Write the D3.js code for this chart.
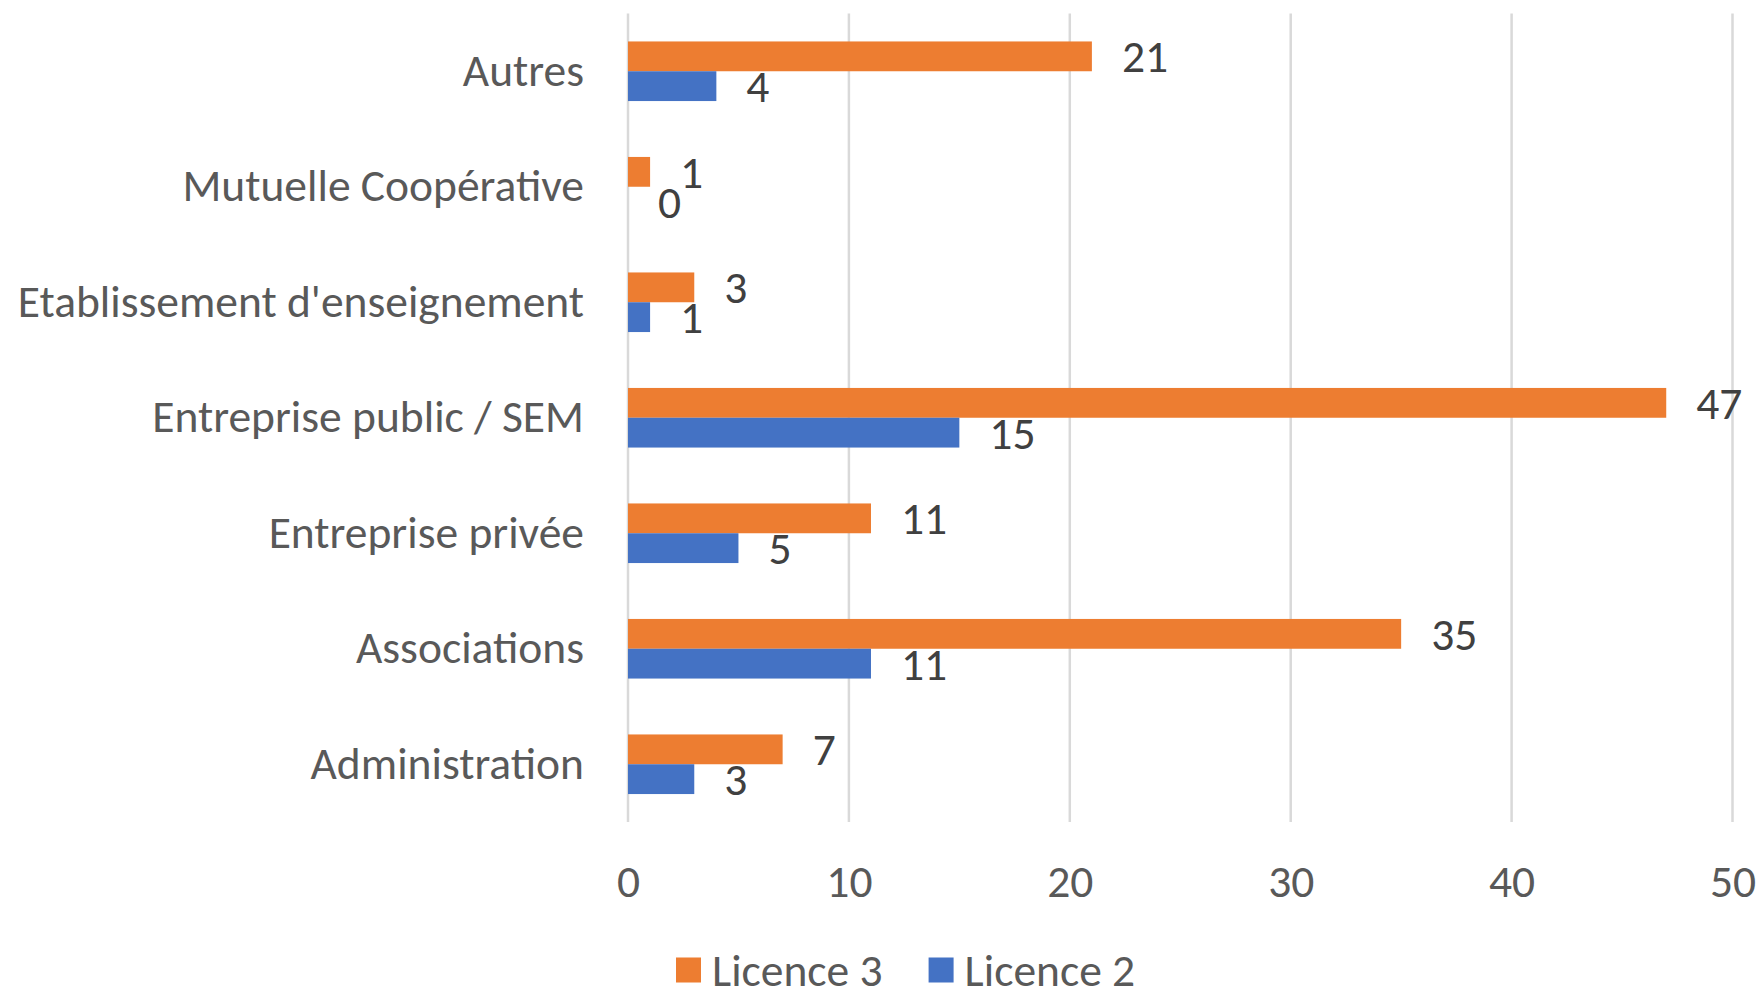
<!DOCTYPE html>
<html>
<head>
<meta charset="utf-8">
<script src="https://cdn.jsdelivr.net/npm/d3@7"></script>
<style>
  html, body { margin: 0; padding: 0; background: #fff; }
  svg text { font-family: Carlito, Calibri, Lato, sans-serif; }
</style>
</head>
<body>
<svg id="chart" width="1764" height="1001"></svg>
<script>
// Categories listed top to bottom
const categories = [
  "Autres",
  "Mutuelle Coopérative",
  "Etablissement d'enseignement",
  "Entreprise public / SEM",
  "Entreprise privée",
  "Associations",
  "Administration"
];
const licence3 = [21, 1, 3, 47, 11, 35, 7];
const licence2 = [4, 0, 1, 15, 5, 11, 3];
const seriesNames = ["Licence 3", "Licence 2"];
const seriesColors = ["#ED7D31", "#4472C4"];
const xTicks = [0, 10, 20, 30, 40, 50];

const svg = d3.select("#chart");
const plot = { left: 628, right: 1732.5, top: 13.5, bottom: 822 };
const fontSize = 45.5;

const x = d3.scaleLinear().domain([0, 50]).range([plot.left, plot.right]);
const y = d3.scaleBand().domain(categories).range([plot.top, plot.bottom]).padding(0);
const barH = y.bandwidth() * 0.258;

// vertical gridlines
svg.append("g")
  .selectAll("line")
  .data(xTicks)
  .join("line")
  .attr("x1", d => x(d)).attr("x2", d => x(d))
  .attr("y1", plot.top).attr("y2", plot.bottom)
  .attr("stroke", "#D9D9D9")
  .attr("stroke-width", 2.5);

// x-axis tick labels
const xAxis = d3.axisBottom(x).tickValues(xTicks).tickSize(0).tickPadding(0);
const gx = svg.append("g")
  .attr("transform", `translate(0, 881)`)
  .call(xAxis);
gx.select(".domain").remove();
gx.selectAll("text")
  .attr("dy", "0.35em")
  .attr("fill", "#595959")
  .style("font-size", fontSize + "px")
  .style("font-family", "Carlito, Calibri, Lato, sans-serif");

// category labels
const yAxis = d3.axisLeft(y).tickSize(0).tickPadding(0);
const gy = svg.append("g")
  .attr("transform", `translate(${plot.left - 44}, 0)`)
  .call(yAxis);
gy.select(".domain").remove();
gy.selectAll("text")
  .attr("fill", "#595959")
  .style("font-size", fontSize + "px")
  .style("font-family", "Carlito, Calibri, Lato, sans-serif");

// bars: Licence 3 on top, Licence 2 below, within each category band
const series = [licence3, licence2];
series.forEach((vals, si) => {
  const rows = categories.map((c, i) => ({ c, v: vals[i] }));
  const top = d => y(d.c) + y.bandwidth() / 2 - barH + si * barH;

  svg.append("g")
    .selectAll("rect")
    .data(rows)
    .join("rect")
    .attr("x", x(0))
    .attr("y", top)
    .attr("width", d => x(d.v) - x(0))
    .attr("height", barH)
    .attr("fill", seriesColors[si]);

  svg.append("g")
    .selectAll("text")
    .data(rows)
    .join("text")
    .attr("x", d => x(d.v) + 30)
    .attr("y", d => top(d) + barH / 2)
    .attr("dy", "0.35em")
    .attr("fill", "#404040")
    .style("font-size", fontSize + "px")
    .text(d => d.v);
});

// legend
const legend = svg.append("g").attr("transform", "translate(676, 970)");
let lx = 0;
seriesNames.forEach((name, i) => {
  const item = legend.append("g").attr("transform", `translate(${lx}, 0)`);
  item.append("rect")
    .attr("x", 0).attr("y", -12.5)
    .attr("width", 25).attr("height", 25)
    .attr("fill", seriesColors[i]);
  const t = item.append("text")
    .attr("x", 36)
    .attr("dy", "0.35em")
    .attr("fill", "#595959")
    .style("font-size", fontSize + "px")
    .text(name);
  lx += 36 + t.node().getComputedTextLength() + 46;
});
</script>
</body>
</html>
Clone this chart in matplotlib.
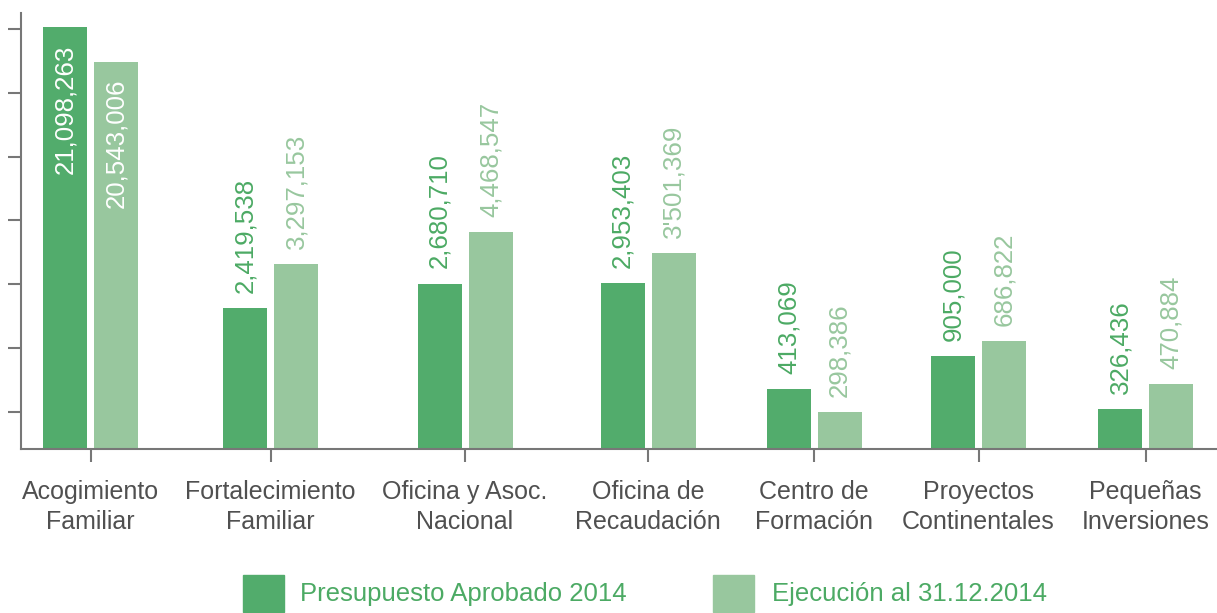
import numpy as np
import matplotlib.pyplot as plt
from matplotlib.patches import Rectangle
import matplotlib.transforms as mtransforms

plt.rcParams['font.family'] = ['Liberation Sans', 'DejaVu Sans']

categorias = ["Acogimiento\nFamiliar", "Fortalecimiento\nFamiliar", "Oficina y Asoc.\nNacional",
              "Oficina de\nRecaudación", "Centro de\nFormación", "Proyectos\nContinentales",
              "Pequeñas\nInversiones"]
presupuesto_txt = ["21,098,263", "2,419,538", "2,680,710", "2,953,403", "413,069", "905,000", "326,436"]
ejecucion_txt = ["20,543,006", "3,297,153", "4,468,547", "3'501,369", "298,386", "686,822", "470,884"]
# alturas de las barras tal como estan dibujadas (en unidades de marca, no proporcionales)
presupuesto_alto = [6.03, 1.63, 2.01, 2.02, 0.36, 0.88, 0.05]
ejecucion_alto = [5.49, 2.32, 2.82, 2.49, 0.0, 1.11, 0.44]
series = ["Presupuesto Aprobado 2014", "Ejecución al 31.12.2014"]

verde = '#52ac6c'
verde_claro = '#98c79e'
gris = '#777777'
base = -0.58

fig = plt.figure(figsize=(12.17, 6.13), dpi=100)
ax = fig.add_axes([21/1217, 1 - 449/613, 1196/1217, 436/613])

pos = np.array([90.5, 270.5, 465, 648, 814, 978.5, 1145.5])
ancho = 44
off = 25.5

h1 = np.array(presupuesto_alto) - base
h2 = np.array(ejecucion_alto) - base
b1 = ax.bar(pos - off, h1, ancho, bottom=base, color=verde)
b2 = ax.bar(pos + off, h2, ancho, bottom=base, color=verde_claro)

for i in range(len(pos)):
    if i == 0:
        ax.annotate(presupuesto_txt[i], (pos[i] - off, presupuesto_alto[i]), xytext=(0, -13),
                    textcoords='offset points', rotation=90, ha='center', va='top',
                    color='white', fontsize=18.6)
        ax.annotate(ejecucion_txt[i], (pos[i] + off, ejecucion_alto[i]), xytext=(0, -12),
                    textcoords='offset points', rotation=90, ha='center', va='top',
                    color='white', fontsize=18.6)
    else:
        ax.annotate(presupuesto_txt[i], (pos[i] - off, presupuesto_alto[i]), xytext=(0, 11),
                    textcoords='offset points', rotation=90, ha='center', va='bottom',
                    color='#4caa64', fontsize=18.6)
        ax.annotate(ejecucion_txt[i], (pos[i] + off, ejecucion_alto[i]), xytext=(0, 11),
                    textcoords='offset points', rotation=90, ha='center', va='bottom',
                    color=verde_claro, fontsize=18.6)

ax.set_xlim(21, 1217)
ax.set_ylim(base, 6.25)
ax.set_yticks(range(7))
ax.set_yticklabels([])
ax.set_xticks(pos)
ax.set_xticklabels(categorias, fontsize=18, color='#505050', linespacing=1.32)
desplaza = mtransforms.ScaledTranslation(4/100, 0, fig.dpi_scale_trans)
for lab in ax.get_xticklabels():
    lab.set_transform(lab.get_transform() + desplaza)

for s in ['top', 'right']:
    ax.spines[s].set_visible(False)
for s in ['left', 'bottom']:
    ax.spines[s].set_color(gris)
    ax.spines[s].set_linewidth(1.5)
ax.tick_params(axis='both', direction='out', length=9.5, width=1.5, color=gris)
ax.tick_params(axis='x', pad=12.5)

# leyenda
fig.patches.append(Rectangle((243/1217, 1 - 612/613), 41/1217, 37/613,
                             transform=fig.transFigure, color=verde))
fig.text(300/1217, 1 - 594/613, series[0], fontsize=18.5, color='#4caa64', va='center')
fig.patches.append(Rectangle((713/1217, 1 - 612/613), 41/1217, 37/613,
                             transform=fig.transFigure, color=verde_claro))
fig.text(772/1217, 1 - 594/613, series[1], fontsize=18.5, color='#4caa64', va='center')

fig.savefig('out.png', dpi=100)
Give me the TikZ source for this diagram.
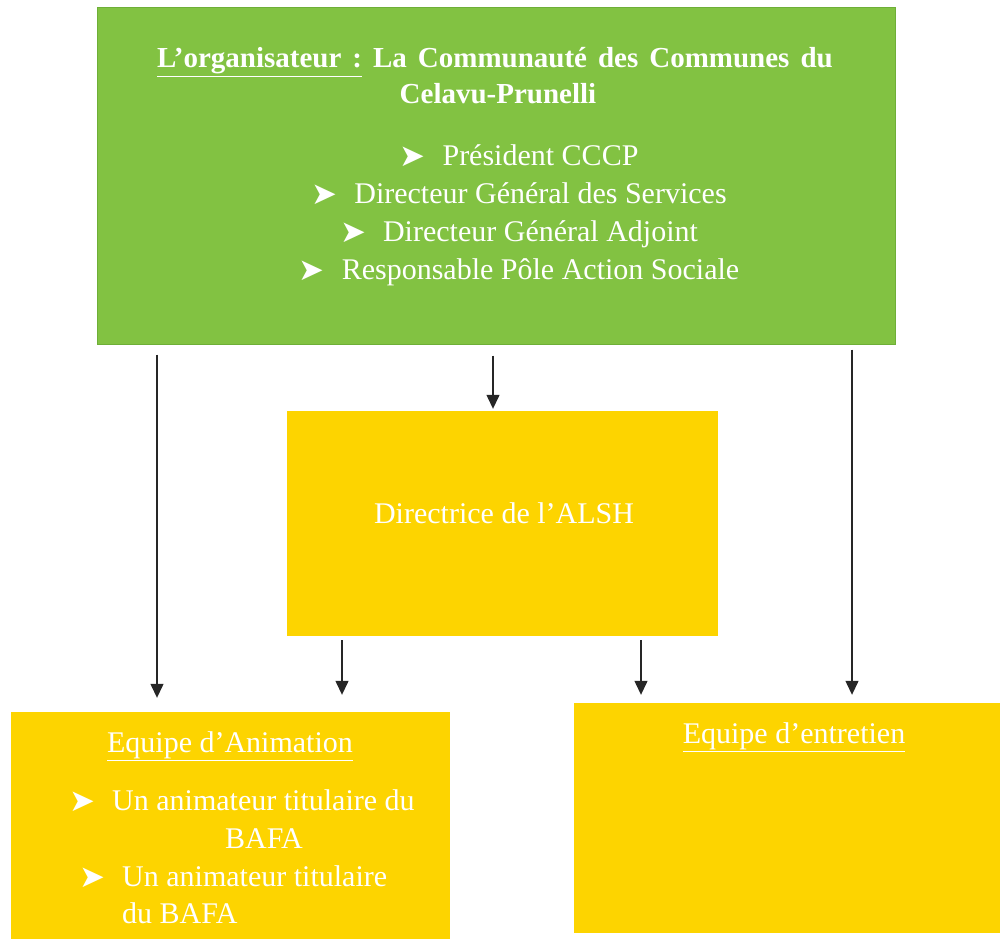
※
Gather and return every line that holds the string "this".

Write the D3.js code for this chart.
Clone this chart in matplotlib.
Give me the TikZ source for this diagram.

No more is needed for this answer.